Die Bildungspolitiker
Setzen wir dort an, wo die Verantwortung für das gedeihliche Leben und Denken in der Bildungsrepublik übernommen wird, in der Politik. So leicht es ist, eine Bildungsrepublik auszurufen, so schwer ist es, diese dann mit Leben zu erfüllen. Minister und hohe Beamte stehen dabei vor keinen geringen Problemen. Von allen Seiten werden sie bedrängt, doch endlich das Richtige zu tun. Einmal ist es die Öffentlichkeit, dann sind es die Medien, einmal die Experten, dann die zahlreichen Stiftungen und Testkonsortien, einmal twitternde Gymnasiastinnen, dann wieder mächtige Verbände, die von der Politik die richtigen Reformen, die richtigen Initiativen, die richtigen Strukturen, die richtige Didaktik, die richtigen Universitäten, die richtigen Schulen, die richtige Ausbildung fordern – wobei sich »richtig« immer auf die eigenen, begrenzten und ideologisch gesättigten Interessen der Fordernden bezieht.
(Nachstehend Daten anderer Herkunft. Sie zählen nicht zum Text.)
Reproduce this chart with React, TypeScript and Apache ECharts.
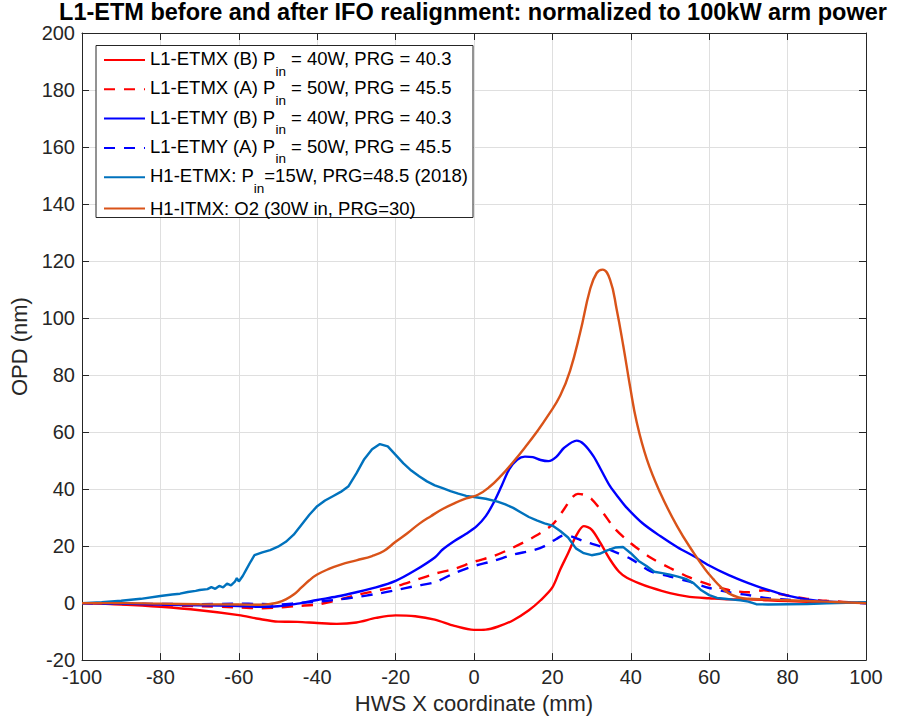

Vor allem kämpft die Bildungspolitik mit jenem Zeitgeist, den sie oft genug selbst beschworen hat und der ihren Handlungsspielraum nun empfindlich einengt. Dieser Zeitgeist artikuliert sich in den Phrasen, mit denen die Bildungspolitiker landauf, landab die Menschen versorgen: Dass Bildung die wichtigste Ressource für ein rohstoffarmes Land sei, dass Bildung niemanden ausschließen dürfe, dass Bildung zuständig für alle Formen der Integration und Inklusion sei, dass Bildung die sozialen Defizite der Gesellschaft ausgleichen könne, dass Bildung der Schlüssel für eine gedeihliche Zukunft sei, dass Bildung Wettbewerbsvorteile für alle verschaffe, dass Bildung gegen politische Vereinfacher und Verführer schütze und dass all dies gelingen könne, wenn sich die Bildung nur endlich modernisierte und auf Digitalisierung und Kompetenzen setzte. Dadurch werden die Bildungspolitiker zum Opfer ihrer eigenen Glaubenssätze. Sie versprechen einfach zu viel, was andere – die Lehrer und Schüler, die Professoren und Studenten – dann halten sollen. Das geht in der Regel nicht gut und verschärft den Druck.